-------- GIVEN INFORMATION

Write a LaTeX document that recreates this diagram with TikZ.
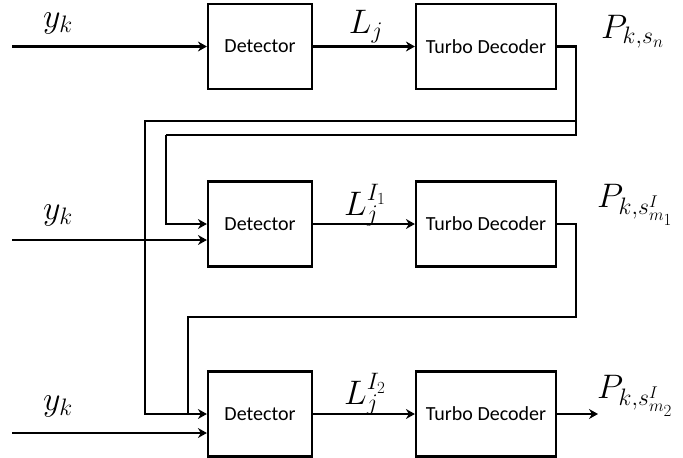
\RequirePackage{fix-cm}
\documentclass[tikz,border=0pt]{standalone}
\usepackage{fontspec}
\setsansfont{Carlito}
\usetikzlibrary{arrows.meta}
\begin{document}
\begin{tikzpicture}[x=1pt,y=-1pt,
  blk/.style={draw,line width=2.2pt,minimum height=85pt,font=\sffamily\fontsize{20}{24}\selectfont,inner sep=0pt},
  detbox/.style={blk,minimum width=104pt},
  decbox/.style={blk,minimum width=140pt},
  wire/.style={line width=2.2pt},
  arr/.style={wire,-{Stealth[length=9pt,width=10pt,inset=3pt]}},
  mlab/.style={font=\fontsize{34}{40}\selectfont,inner sep=0pt}]
\useasboundingbox (0,0) rectangle (683,458);
% boxes
\node[detbox] (det1) at (260,46.5) {Detector};
\node[decbox] (dec1) at (486,46.5) {Turbo Decoder};
\node[detbox] (det2) at (260,224) {Detector};
\node[decbox] (dec2) at (486,224) {Turbo Decoder};
\node[detbox] (det3) at (260,414) {Detector};
\node[decbox] (dec3) at (486,414) {Turbo Decoder};
% inputs
\coordinate (in1) at (12,46.5);
\coordinate (in2) at (12,240);
\coordinate (in3) at (12,433);
\draw[arr] (in1) -- (det1);
\draw[arr] (in2) -- (det2.west |- in2);
\draw[arr] (in3) -- (det3.west |- in3);
% detector to decoder
\draw[arr] (det1) -- (dec1);
\draw[arr] (det2) -- (dec2);
\draw[arr] (det3) -- (dec3);
% output
\coordinate (out3) at (598,414);
\draw[arr] (dec3) -- (out3);
% feedback paths
\coordinate (f1) at (576,46.5);
\coordinate (f1a) at (576,121);
\coordinate (f1b) at (576,135);
\coordinate (f1c) at (166,135);
\coordinate (f1d) at (145,121);
\coordinate (f2) at (576,224);
\coordinate (f2a) at (576,317);
\coordinate (f2b) at (188,317);
\draw[wire] (dec1.east) -- (f1) -- (f1b) -- (f1c);
\draw[arr] (f1c) |- (det2.west);
\draw[arr] (f1a) -- (f1d) |- (det3.west);
\draw[wire] (dec2.east) -- (f2) -- (f2a) -- (f2b) -- (f2b |- det3.west);
% labels
\node[mlab] (y1) at (58,23) {$y_k$};
\node[mlab] (y2) at (58,215) {$y_k$};
\node[mlab] (y3) at (58,406) {$y_k$};
\node[mlab] (l1) at (366,27) {$L_j$};
\node[mlab] (l2) at (365,205) {$L_j^{I_1}$};
\node[mlab] (l3) at (365,394) {$L_j^{I_2}$};
\node[mlab,anchor=west] (p1) at (601,32) {$P_{k,s_n}$};
\node[mlab,anchor=west] (p2) at (597,205) {$P_{k,s^I_{m_1}}$};
\node[mlab,anchor=west] (p3) at (597,396) {$P_{k,s^I_{m_2}}$};
\end{tikzpicture}
\end{document}
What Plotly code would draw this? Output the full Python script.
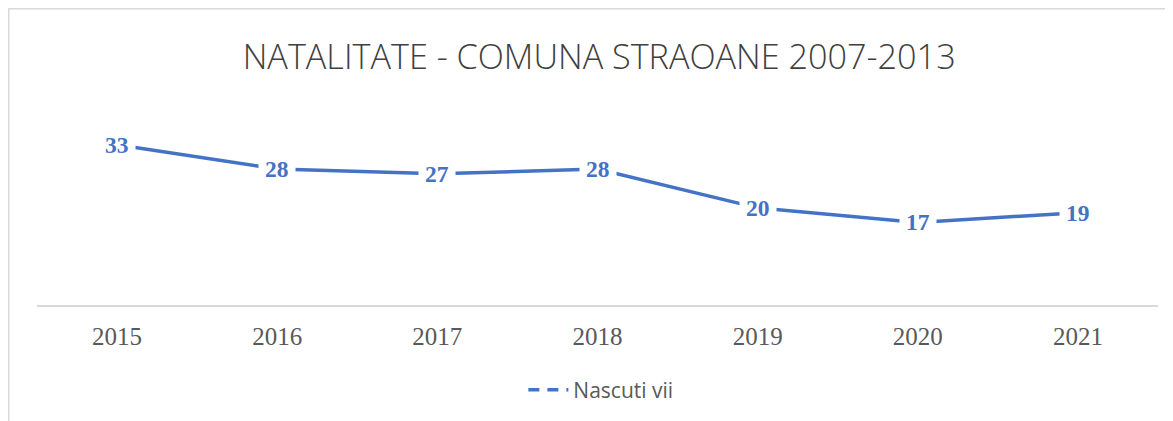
import plotly.graph_objects as go

years = ["2015", "2016", "2017", "2018", "2019", "2020", "2021"]
nascuti_vii = [33, 28, 27, 28, 20, 17, 19]
series_name = "Nascuti vii"
title_text = "NATALITATE - COMUNA STRAOANE 2007-2013"

BLUE = "#4472C4"
GREY = "#595959"

fig = go.Figure()
fig.add_trace(go.Scatter(
    x=years, y=nascuti_vii, mode="lines",
    line=dict(color=BLUE, width=3.5),
    showlegend=False, hoverinfo="skip",
))
# legend-only entry with the broken line symbol
fig.add_trace(go.Scatter(
    x=[years[0]], y=[None], mode="lines", name=series_name,
    line=dict(color=BLUE, width=3.5, dash="11px,8px"),
    showlegend=True,
))

for i, v in enumerate(nascuti_vii):
    fig.add_annotation(
        x=i, y=v, xref="x", yref="y", text=f"<b>{v}</b>",
        showarrow=False, bgcolor="white", borderpad=6,
        font=dict(family="Liberation Serif", size=23.5, color=BLUE),
    )

# outer chart border (cropped chart area)
fig.add_shape(type="rect", xref="paper", yref="paper",
              x0=-0.0252, x1=1.05, y0=-0.8, y1=1.7426,
              line=dict(color="#d9d9d9", width=1.5), fillcolor="rgba(0,0,0,0)",
              layer="below")

fig.update_layout(
    width=1173, height=421,
    margin=dict(l=29, r=23, t=127, b=124),
    paper_bgcolor="white", plot_bgcolor="white",
    title=dict(text=title_text, x=0.504, xanchor="center", y=0.884, yanchor="middle",
               font=dict(family="Open Sans", size=34.2, color="#404040", weight=300)),
    xaxis=dict(type="category", range=[-0.5, len(years) - 0.5], autorange=False,
               showline=True, linecolor="#d9d9d9", linewidth=1.5,
               showgrid=False, ticks="outside", ticklen=8, tickcolor="white",
               tickfont=dict(family="Liberation Serif", size=25, color=GREY),
               zeroline=False),
    yaxis=dict(range=[0, 35], autorange=False, visible=False, showgrid=False, zeroline=False),
    legend=dict(orientation="h", x=0.503, xanchor="center", y=-0.5, yanchor="middle",
                font=dict(family="Open Sans", size=21, color=GREY),
                itemwidth=40),
)

fig.write_html("out.html")
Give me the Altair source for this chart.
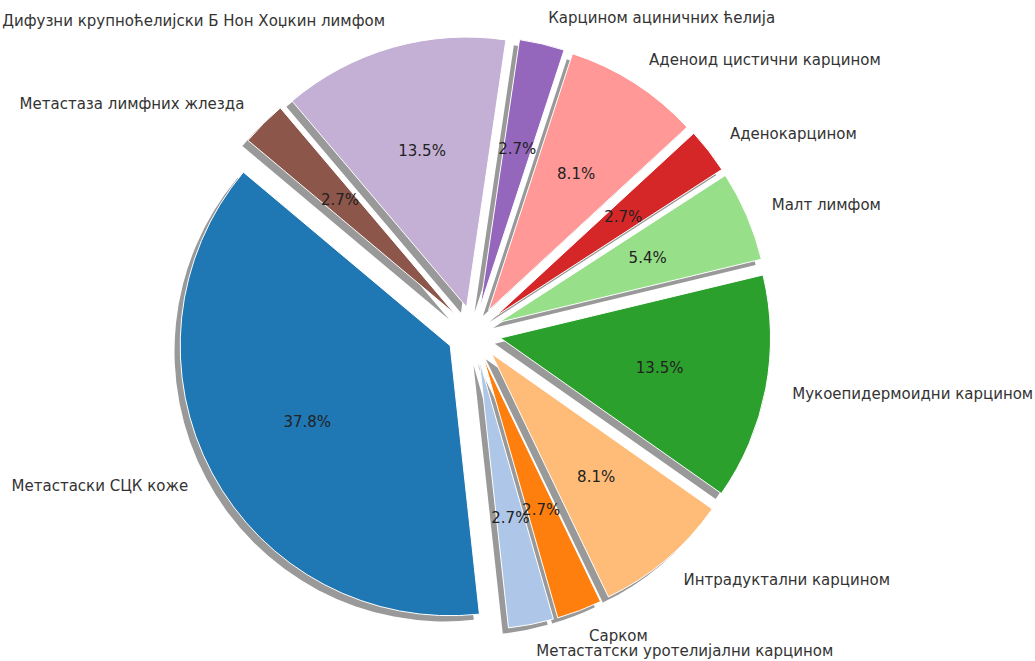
import altair as alt
import pandas as pd

categories = [
    "Метастаски СЦК коже",
    "Метастатски уротелијални карцином",
    "Сарком",
    "Интрадуктални карцином",
    "Мукоепидермоидни карцином",
    "Малт лимфом",
    "Аденокарцином",
    "Аденоид цистични карцином",
    "Карцином ациничних ћелија",
    "Дифузни крупноћелијски Б Нон Хоџкин лимфом",
    "Метастаза лимфних жлезда",
]
counts = [14, 1, 1, 3, 5, 2, 1, 3, 1, 5, 1]
colors = ["#1f77b4", "#aec7e8", "#ff7f0e", "#ffbb78", "#2ca02c", "#98df8a",
          "#d62728", "#ff9896", "#9467bd", "#c5b0d5", "#8c564b"]

df = pd.DataFrame({
    "category": categories,
    "count": counts,
    "order": list(range(len(categories))),
    "color": colors,
})

R = 270
W, H = 1035, 661
CX, CY = 474, 333

base = alt.Chart(df).transform_joinaggregate(
    total="sum(count)"
).transform_window(
    cum="sum(count)", sort=[alt.SortField("order")], frame=[None, 0]
).transform_calculate(
    a0="140 + 360*(datum.cum - datum.count)/datum.total",
    a1="140 + 360*datum.cum/datum.total",
).transform_calculate(
    m="(datum.a0 + datum.a1)/2*PI/180",
    t0="(90 - datum.a0)*PI/180",
    t1="(90 - datum.a1)*PI/180",
    frac="datum.count/datum.total",
).transform_calculate(
    ex="0.1*cos(datum.m)",
    ey="0.1*sin(datum.m)",
    sx="0.1*cos(datum.m) - 0.021",
    sy="0.1*sin(datum.m) - 0.021",
    lx="1.2*cos(datum.m)",
    ly="1.2*sin(datum.m)",
    px="0.7*cos(datum.m)",
    py="0.7*sin(datum.m)",
    right="cos(datum.m) > 0",
)

xs = alt.Scale(domain=[-CX / R, (W - CX) / R], range=[0, W], zero=False, nice=False)
ys = alt.Scale(domain=[-(H - CY) / R, CY / R], range=[H, 0], zero=False, nice=False)

shadow = base.mark_arc(radius=R, color="#999999").encode(
    x=alt.X("sx:Q", scale=xs, axis=None),
    y=alt.Y("sy:Q", scale=ys, axis=None),
    theta=alt.Theta("t0:Q", scale=None),
    theta2="t1:Q",
)

wedges = base.mark_arc(radius=R, stroke="white", strokeWidth=1).encode(
    x=alt.X("ex:Q", scale=xs, axis=None),
    y=alt.Y("ey:Q", scale=ys, axis=None),
    theta=alt.Theta("t0:Q", scale=None),
    theta2="t1:Q",
    fill=alt.Fill("color:N", scale=None),
)

font = "DejaVu Sans"
FS = 15
labels_r = base.transform_filter("datum.right").mark_text(
    align="left", baseline="middle", font=font, fontSize=FS, color="#333333"
).encode(
    x=alt.X("lx:Q", scale=xs, axis=None),
    y=alt.Y("ly:Q", scale=ys, axis=None),
    text="category:N",
)
labels_l = base.transform_filter("!datum.right").mark_text(
    align="right", baseline="middle", font=font, fontSize=FS, color="#333333"
).encode(
    x=alt.X("lx:Q", scale=xs, axis=None),
    y=alt.Y("ly:Q", scale=ys, axis=None),
    text="category:N",
)
pct = base.mark_text(
    align="center", baseline="middle", font=font, fontSize=FS, color="#222222"
).encode(
    x=alt.X("px:Q", scale=xs, axis=None),
    y=alt.Y("py:Q", scale=ys, axis=None),
    text=alt.Text("frac:Q", format=".1%"),
)

chart = alt.layer(shadow, wedges, pct, labels_r, labels_l).properties(
    width=W, height=H, padding=0, autosize=alt.AutoSizeParams(type="none"),
    background="white",
).configure_view(stroke=None)

chart.save("out.html", embed_options={"renderer": "svg", "actions": False})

----------------

TASK TO CARRY OUT: State, as a bare number, how many lines of the listing hold the word "with".

WRITTEN SOLUTION: 2